Data section:
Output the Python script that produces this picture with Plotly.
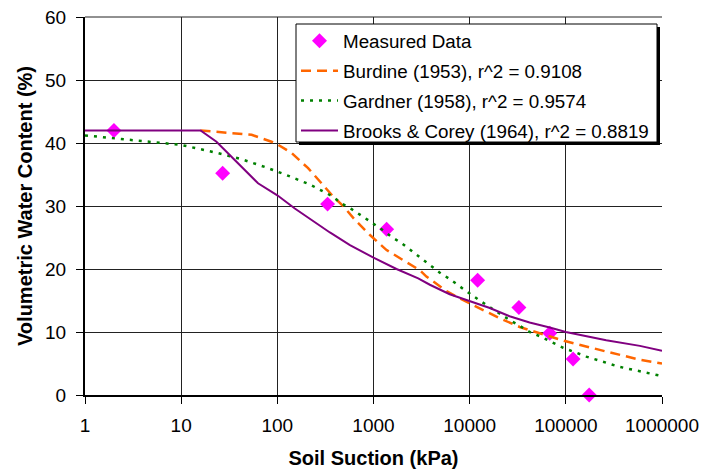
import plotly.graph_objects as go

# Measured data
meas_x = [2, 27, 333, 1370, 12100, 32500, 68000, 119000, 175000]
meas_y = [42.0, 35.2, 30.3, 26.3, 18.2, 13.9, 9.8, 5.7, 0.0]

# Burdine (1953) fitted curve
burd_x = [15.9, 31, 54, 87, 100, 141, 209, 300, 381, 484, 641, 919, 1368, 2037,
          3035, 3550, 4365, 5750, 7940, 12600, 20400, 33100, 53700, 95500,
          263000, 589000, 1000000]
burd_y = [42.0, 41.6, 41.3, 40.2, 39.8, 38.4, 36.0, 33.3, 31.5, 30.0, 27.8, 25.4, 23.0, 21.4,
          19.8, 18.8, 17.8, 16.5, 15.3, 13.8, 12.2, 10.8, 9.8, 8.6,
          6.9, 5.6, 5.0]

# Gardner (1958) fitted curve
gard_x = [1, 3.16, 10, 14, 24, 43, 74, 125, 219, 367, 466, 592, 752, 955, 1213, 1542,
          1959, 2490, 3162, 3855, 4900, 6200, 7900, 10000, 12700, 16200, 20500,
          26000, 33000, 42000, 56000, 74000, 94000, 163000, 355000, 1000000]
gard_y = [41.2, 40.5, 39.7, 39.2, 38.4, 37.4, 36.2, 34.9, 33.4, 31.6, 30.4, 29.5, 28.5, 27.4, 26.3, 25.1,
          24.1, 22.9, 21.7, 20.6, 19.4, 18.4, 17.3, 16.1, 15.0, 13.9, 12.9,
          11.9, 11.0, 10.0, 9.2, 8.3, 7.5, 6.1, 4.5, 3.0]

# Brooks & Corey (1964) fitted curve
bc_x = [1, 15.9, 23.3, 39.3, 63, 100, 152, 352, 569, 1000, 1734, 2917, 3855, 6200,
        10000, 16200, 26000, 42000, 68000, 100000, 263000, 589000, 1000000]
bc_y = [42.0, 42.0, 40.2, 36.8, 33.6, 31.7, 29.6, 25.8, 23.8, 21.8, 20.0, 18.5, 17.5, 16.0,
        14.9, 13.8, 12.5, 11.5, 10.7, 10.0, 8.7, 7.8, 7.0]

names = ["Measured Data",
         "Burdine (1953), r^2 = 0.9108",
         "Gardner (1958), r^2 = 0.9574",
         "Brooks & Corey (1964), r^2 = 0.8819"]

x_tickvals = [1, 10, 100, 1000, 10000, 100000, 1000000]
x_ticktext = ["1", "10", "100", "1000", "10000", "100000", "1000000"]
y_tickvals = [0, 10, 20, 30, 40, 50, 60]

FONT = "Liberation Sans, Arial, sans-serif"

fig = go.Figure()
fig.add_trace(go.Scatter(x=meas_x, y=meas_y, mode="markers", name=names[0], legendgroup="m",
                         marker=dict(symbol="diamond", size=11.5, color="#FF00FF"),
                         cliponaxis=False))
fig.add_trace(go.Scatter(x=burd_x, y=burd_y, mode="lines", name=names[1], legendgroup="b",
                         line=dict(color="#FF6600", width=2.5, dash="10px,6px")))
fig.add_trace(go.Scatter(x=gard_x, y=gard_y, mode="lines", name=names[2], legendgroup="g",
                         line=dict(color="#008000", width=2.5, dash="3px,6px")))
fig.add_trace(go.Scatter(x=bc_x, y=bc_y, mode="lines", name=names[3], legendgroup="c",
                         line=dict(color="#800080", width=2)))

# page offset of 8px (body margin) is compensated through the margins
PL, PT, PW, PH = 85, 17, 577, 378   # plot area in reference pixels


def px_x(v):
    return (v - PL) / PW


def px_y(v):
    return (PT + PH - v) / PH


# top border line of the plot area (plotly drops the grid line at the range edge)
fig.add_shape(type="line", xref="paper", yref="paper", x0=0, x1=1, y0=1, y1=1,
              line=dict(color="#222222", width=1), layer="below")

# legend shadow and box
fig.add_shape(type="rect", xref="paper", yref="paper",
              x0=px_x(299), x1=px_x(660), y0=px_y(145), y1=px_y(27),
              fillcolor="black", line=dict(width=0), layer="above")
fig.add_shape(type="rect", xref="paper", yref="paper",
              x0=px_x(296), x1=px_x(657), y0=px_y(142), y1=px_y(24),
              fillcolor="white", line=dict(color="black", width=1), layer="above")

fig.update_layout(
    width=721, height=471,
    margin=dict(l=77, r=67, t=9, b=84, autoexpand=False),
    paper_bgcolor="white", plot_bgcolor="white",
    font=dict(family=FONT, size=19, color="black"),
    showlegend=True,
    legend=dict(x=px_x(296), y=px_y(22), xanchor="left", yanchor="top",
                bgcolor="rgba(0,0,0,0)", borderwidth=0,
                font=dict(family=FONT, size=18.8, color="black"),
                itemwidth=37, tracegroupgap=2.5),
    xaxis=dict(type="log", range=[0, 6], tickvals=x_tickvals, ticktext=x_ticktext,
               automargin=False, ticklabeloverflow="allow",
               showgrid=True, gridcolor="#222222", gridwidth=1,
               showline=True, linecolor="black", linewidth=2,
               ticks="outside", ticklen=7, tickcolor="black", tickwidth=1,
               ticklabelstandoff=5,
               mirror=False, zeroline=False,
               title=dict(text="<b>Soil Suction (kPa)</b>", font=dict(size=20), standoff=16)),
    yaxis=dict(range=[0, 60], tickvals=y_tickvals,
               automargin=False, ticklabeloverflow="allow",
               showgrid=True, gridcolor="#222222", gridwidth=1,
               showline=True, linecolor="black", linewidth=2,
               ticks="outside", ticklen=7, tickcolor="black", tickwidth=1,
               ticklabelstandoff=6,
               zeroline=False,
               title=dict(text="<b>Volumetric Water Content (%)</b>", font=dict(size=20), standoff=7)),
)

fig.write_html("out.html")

Problem requirements: Leave out the pictures and restate everything else word for word.

The solution:
Output the Python script that produces this picture with Plotly.
import plotly.graph_objects as go

# Measured data
meas_x = [2, 27, 333, 1370, 12100, 32500, 68000, 119000, 175000]
meas_y = [42.0, 35.2, 30.3, 26.3, 18.2, 13.9, 9.8, 5.7, 0.0]

# Burdine (1953) fitted curve
burd_x = [15.9, 31, 54, 87, 100, 141, 209, 300, 381, 484, 641, 919, 1368, 2037,
          3035, 3550, 4365, 5750, 7940, 12600, 20400, 33100, 53700, 95500,
          263000, 589000, 1000000]
burd_y = [42.0, 41.6, 41.3, 40.2, 39.8, 38.4, 36.0, 33.3, 31.5, 30.0, 27.8, 25.4, 23.0, 21.4,
          19.8, 18.8, 17.8, 16.5, 15.3, 13.8, 12.2, 10.8, 9.8, 8.6,
          6.9, 5.6, 5.0]

# Gardner (1958) fitted curve
gard_x = [1, 3.16, 10, 14, 24, 43, 74, 125, 219, 367, 466, 592, 752, 955, 1213, 1542,
          1959, 2490, 3162, 3855, 4900, 6200, 7900, 10000, 12700, 16200, 20500,
          26000, 33000, 42000, 56000, 74000, 94000, 163000, 355000, 1000000]
gard_y = [41.2, 40.5, 39.7, 39.2, 38.4, 37.4, 36.2, 34.9, 33.4, 31.6, 30.4, 29.5, 28.5, 27.4, 26.3, 25.1,
          24.1, 22.9, 21.7, 20.6, 19.4, 18.4, 17.3, 16.1, 15.0, 13.9, 12.9,
          11.9, 11.0, 10.0, 9.2, 8.3, 7.5, 6.1, 4.5, 3.0]

# Brooks & Corey (1964) fitted curve
bc_x = [1, 15.9, 23.3, 39.3, 63, 100, 152, 352, 569, 1000, 1734, 2917, 3855, 6200,
        10000, 16200, 26000, 42000, 68000, 100000, 263000, 589000, 1000000]
bc_y = [42.0, 42.0, 40.2, 36.8, 33.6, 31.7, 29.6, 25.8, 23.8, 21.8, 20.0, 18.5, 17.5, 16.0,
        14.9, 13.8, 12.5, 11.5, 10.7, 10.0, 8.7, 7.8, 7.0]

names = ["Measured Data",
         "Burdine (1953), r^2 = 0.9108",
         "Gardner (1958), r^2 = 0.9574",
         "Brooks & Corey (1964), r^2 = 0.8819"]

x_tickvals = [1, 10, 100, 1000, 10000, 100000, 1000000]
x_ticktext = ["1", "10", "100", "1000", "10000", "100000", "1000000"]
y_tickvals = [0, 10, 20, 30, 40, 50, 60]

FONT = "Liberation Sans, Arial, sans-serif"

fig = go.Figure()
fig.add_trace(go.Scatter(x=meas_x, y=meas_y, mode="markers", name=names[0], legendgroup="m",
                         marker=dict(symbol="diamond", size=11.5, color="#FF00FF"),
                         cliponaxis=False))
fig.add_trace(go.Scatter(x=burd_x, y=burd_y, mode="lines", name=names[1], legendgroup="b",
                         line=dict(color="#FF6600", width=2.5, dash="10px,6px")))
fig.add_trace(go.Scatter(x=gard_x, y=gard_y, mode="lines", name=names[2], legendgroup="g",
                         line=dict(color="#008000", width=2.5, dash="3px,6px")))
fig.add_trace(go.Scatter(x=bc_x, y=bc_y, mode="lines", name=names[3], legendgroup="c",
                         line=dict(color="#800080", width=2)))

# page offset of 8px (body margin) is compensated through the margins
PL, PT, PW, PH = 85, 17, 577, 378   # plot area in reference pixels


def px_x(v):
    return (v - PL) / PW


def px_y(v):
    return (PT + PH - v) / PH


# top border line of the plot area (plotly drops the grid line at the range edge)
fig.add_shape(type="line", xref="paper", yref="paper", x0=0, x1=1, y0=1, y1=1,
              line=dict(color="#222222", width=1), layer="below")

# legend shadow and box
fig.add_shape(type="rect", xref="paper", yref="paper",
              x0=px_x(299), x1=px_x(660), y0=px_y(145), y1=px_y(27),
              fillcolor="black", line=dict(width=0), layer="above")
fig.add_shape(type="rect", xref="paper", yref="paper",
              x0=px_x(296), x1=px_x(657), y0=px_y(142), y1=px_y(24),
              fillcolor="white", line=dict(color="black", width=1), layer="above")

fig.update_layout(
    width=721, height=471,
    margin=dict(l=77, r=67, t=9, b=84, autoexpand=False),
    paper_bgcolor="white", plot_bgcolor="white",
    font=dict(family=FONT, size=19, color="black"),
    showlegend=True,
    legend=dict(x=px_x(296), y=px_y(22), xanchor="left", yanchor="top",
                bgcolor="rgba(0,0,0,0)", borderwidth=0,
                font=dict(family=FONT, size=18.8, color="black"),
                itemwidth=37, tracegroupgap=2.5),
    xaxis=dict(type="log", range=[0, 6], tickvals=x_tickvals, ticktext=x_ticktext,
               automargin=False, ticklabeloverflow="allow",
               showgrid=True, gridcolor="#222222", gridwidth=1,
               showline=True, linecolor="black", linewidth=2,
               ticks="outside", ticklen=7, tickcolor="black", tickwidth=1,
               ticklabelstandoff=5,
               mirror=False, zeroline=False,
               title=dict(text="<b>Soil Suction (kPa)</b>", font=dict(size=20), standoff=16)),
    yaxis=dict(range=[0, 60], tickvals=y_tickvals,
               automargin=False, ticklabeloverflow="allow",
               showgrid=True, gridcolor="#222222", gridwidth=1,
               showline=True, linecolor="black", linewidth=2,
               ticks="outside", ticklen=7, tickcolor="black", tickwidth=1,
               ticklabelstandoff=6,
               zeroline=False,
               title=dict(text="<b>Volumetric Water Content (%)</b>", font=dict(size=20), standoff=7)),
)

fig.write_html("out.html")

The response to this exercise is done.